Beta less than 1 suggests decreasing hazard, beta near 1 suggests roughly constant hazard, and beta greater than 1 suggests increasing hazard. Those labels are only useful when the data population is clean. Mixed failure modes, installation defects, changed duty cycle, missing suspensions, or copied vendor assumptions can all make beta misleading.
For PM review, beta near or below 1 should trigger caution around age-based replacement. It may point toward condition monitoring, design correction, process correction, or run-to-failure for noncritical items, but the consequence review controls.
R(t) = exp(-(t / eta)^beta)
MTBF = eta x Gamma(1 + 1 / beta)
These equations do not validate the input beta, failure data, or maintenance decision.
Collecting the Right Failure Data
The quality of a Weibull review depends on the quality of the failure data. You need time-to-failure records, operating exposure, and suspension records for components replaced preventively or still in service. Ignoring suspensions can bias life estimates.
The data must be for a single failure mode. Mixing failure modes (e.g., bearing fatigue failures and seal leakage failures on the same pump) produces a meaningless Weibull fit. If your CMMS work orders describe failures generically ("pump failed," "replaced bearing"), you need to go back and classify them by root cause before running the analysis.
Data quantity alone is not enough. You still need fit method, confidence intervals, goodness-of-fit, changed operating conditions, PM history, rebuild quality, and outlier handling. For regulated fleets or safety-critical equipment, records and inspection requirements can control regardless of the cost curve.
Data sources can include CMMS work orders, maintenance logs, equipment history files, operator logs, condition-monitoring trends, inspection records, and OEM service information. ISO 14224-style data discipline can help organize the review, but exact applicability depends on the sector and asset.
1. Separate failure modes.
2. Record exposure in the unit that matches duty cycle.
3. Include suspensions and survivors.
4. Keep installation, rebuild, and operating-condition changes visible.
5. Do not let a screen replace a qualified Weibull fit.
The Age Replacement Model
The age replacement model connects an entered reliability distribution to a cost-rate prompt. It calculates expected cost per unit of operating time as a function of the PM interval. The formula used by the screen is:
C(t) = [Cp * R(t) + Cf * (1 - R(t))] / integral of R(x) from 0 to t
Where Cp is planned PM cost, Cf is unplanned failure cost, R(t) is survival probability, and the denominator is the expected cycle length. A lower cost point can be useful for screening, but it is not automatically a practical or acceptable interval.
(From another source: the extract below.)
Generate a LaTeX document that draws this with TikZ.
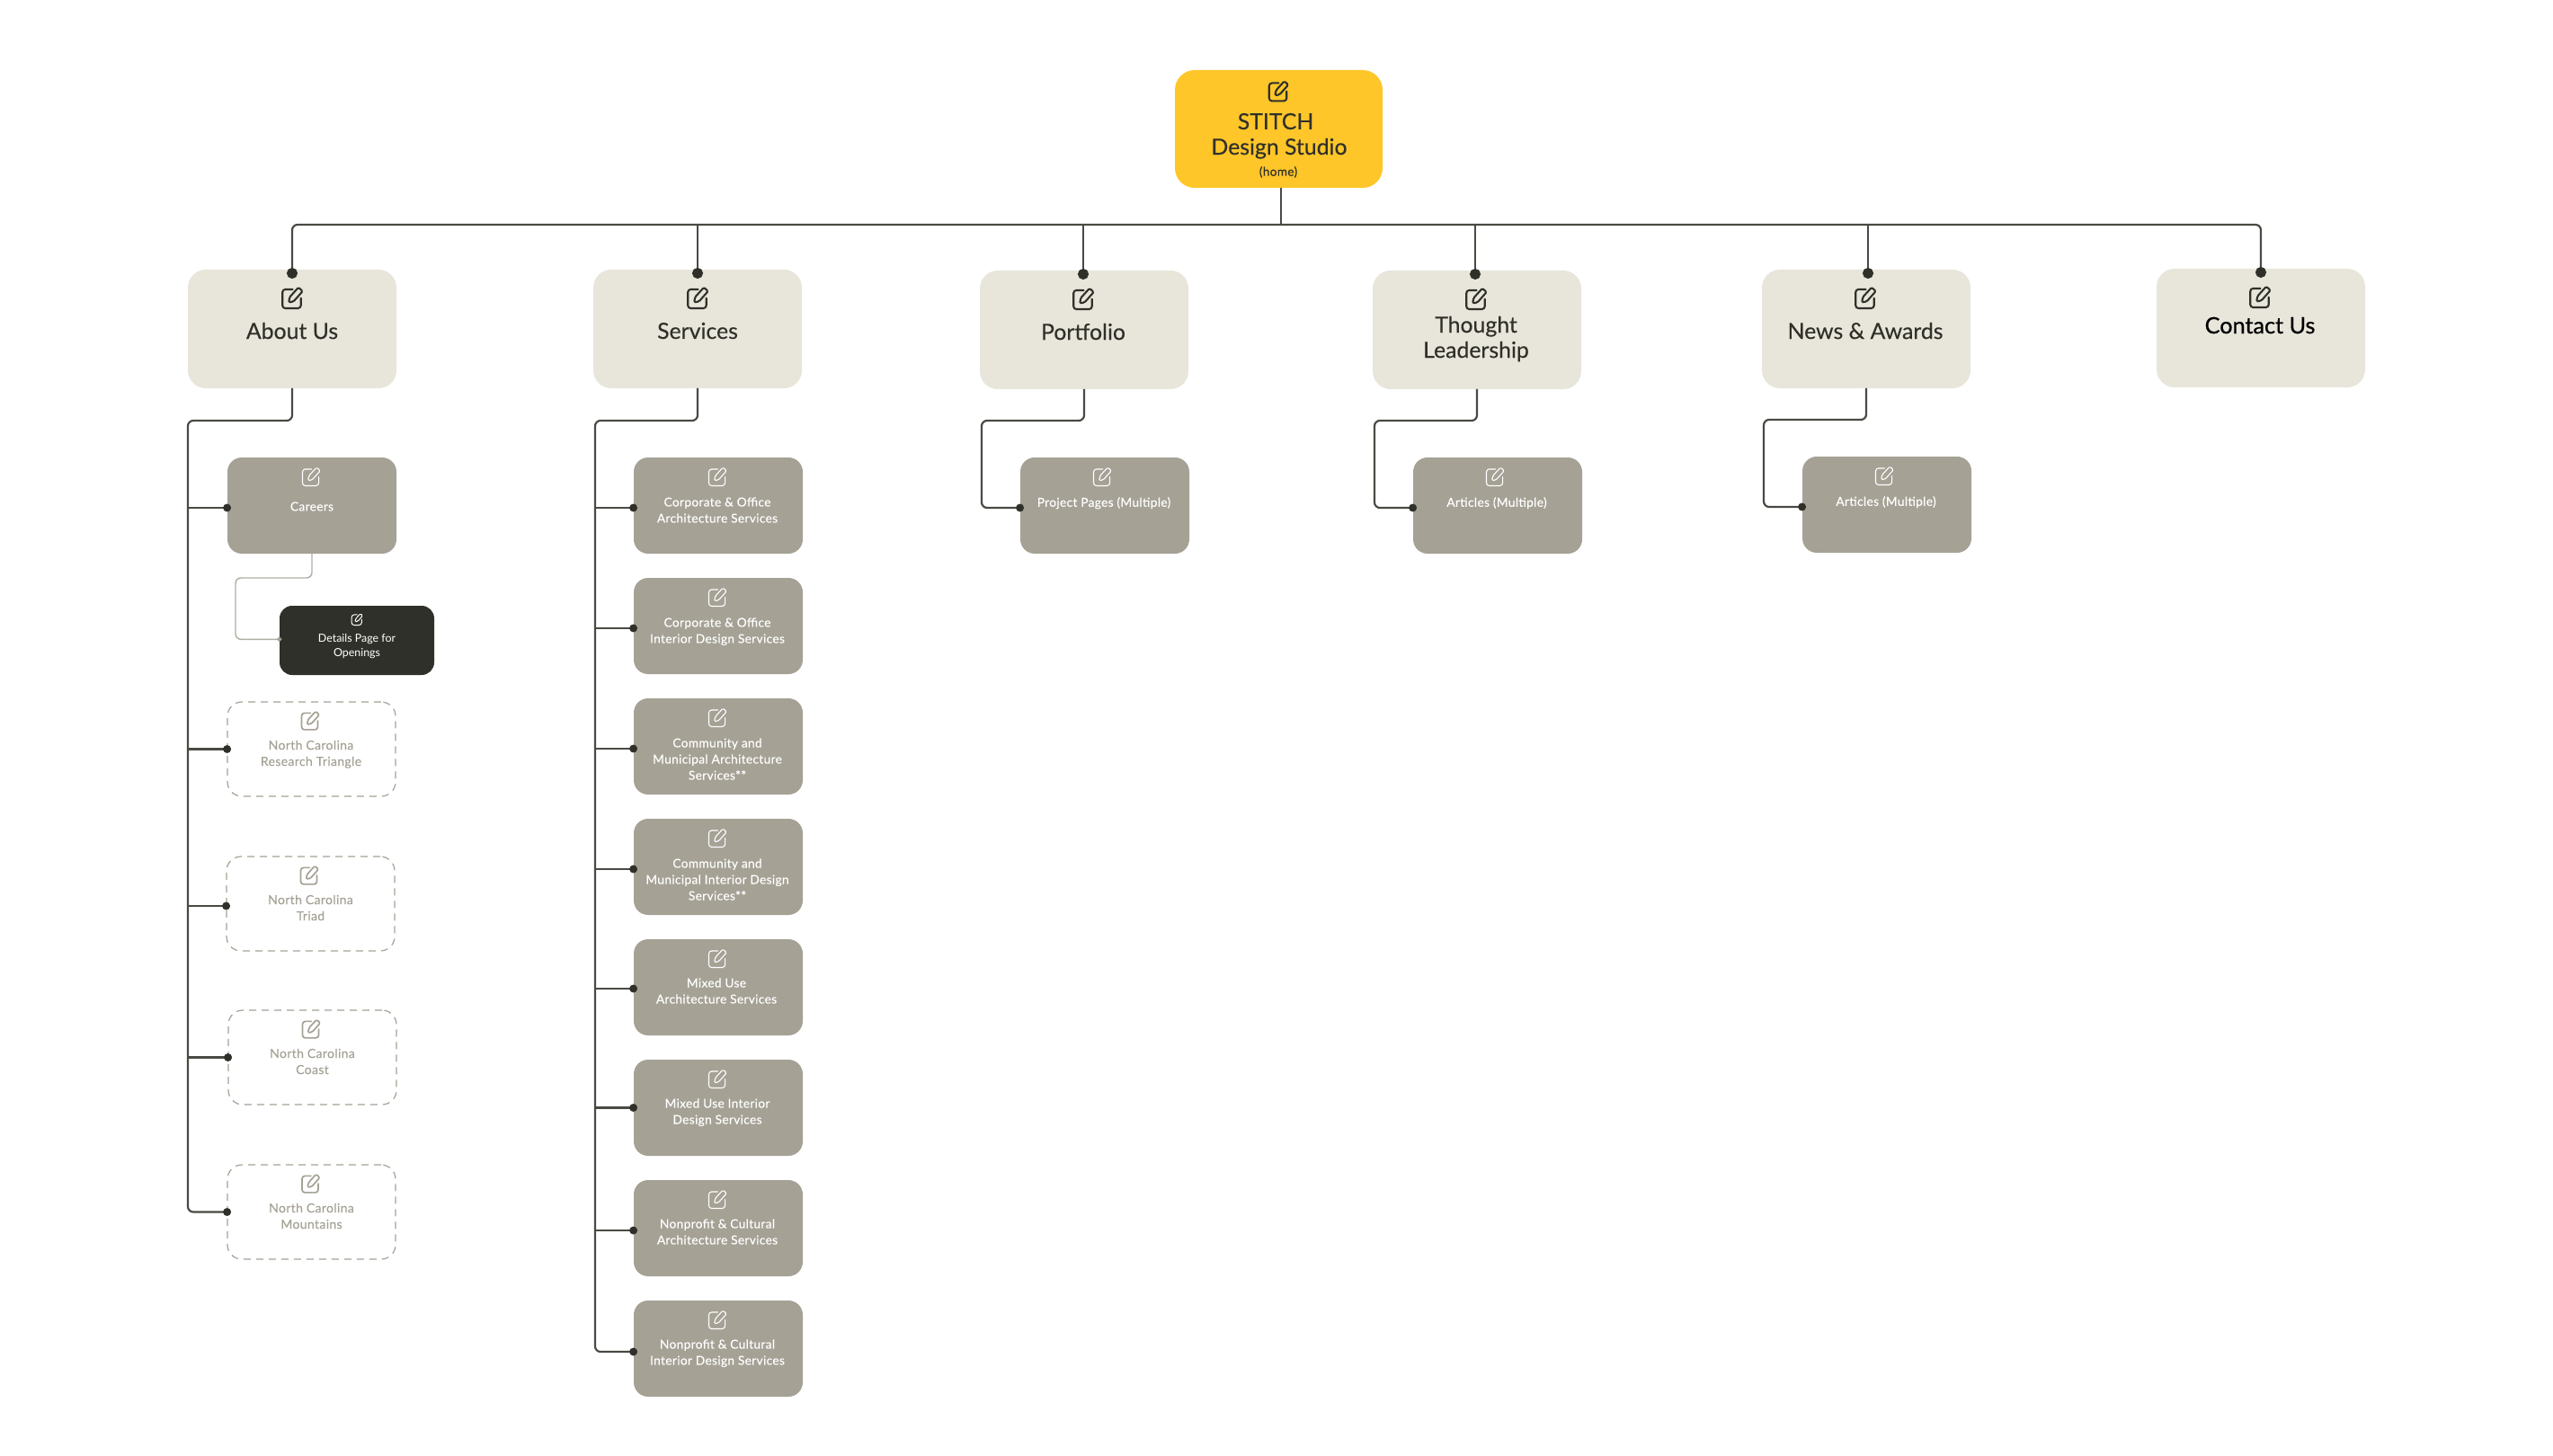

The cost ratio drives the curve. A high failure cost can move the local cost point shorter; a high planned PM cost can move it longer. That does not account for safety, environmental consequences, production windows, spare-parts limits, warranty, legal inspection intervals, or maintenance-induced failure.
C(t) = [C_pm × R(t) + C_fail × F(t)] / E[cycle length]
Use the minimum as a review prompt only.
Practical Review After the Screen
After a screen produces a local cost point, review the inputs and consequences before any change. Check the failure mode, data source, censored records, confidence range, OEM limits, warranty, regulatory requirements, inspection obligations, safe-work controls, spare-parts availability, and labor window.
If the local point is longer than the current PM, that may indicate over-maintenance, bad beta input, missing failure cost, or a flat curve. If it is shorter, that may indicate high consequence cost, a strongly age-related failure mode, or a data problem. Both directions require review.
For safety-critical, environmentally regulated, production-critical, warranty-controlled, fleet-regulated, or insured assets, interval changes should go through reliability engineering and the site change-management process. Pilot changes need monitoring criteria and rollback triggers.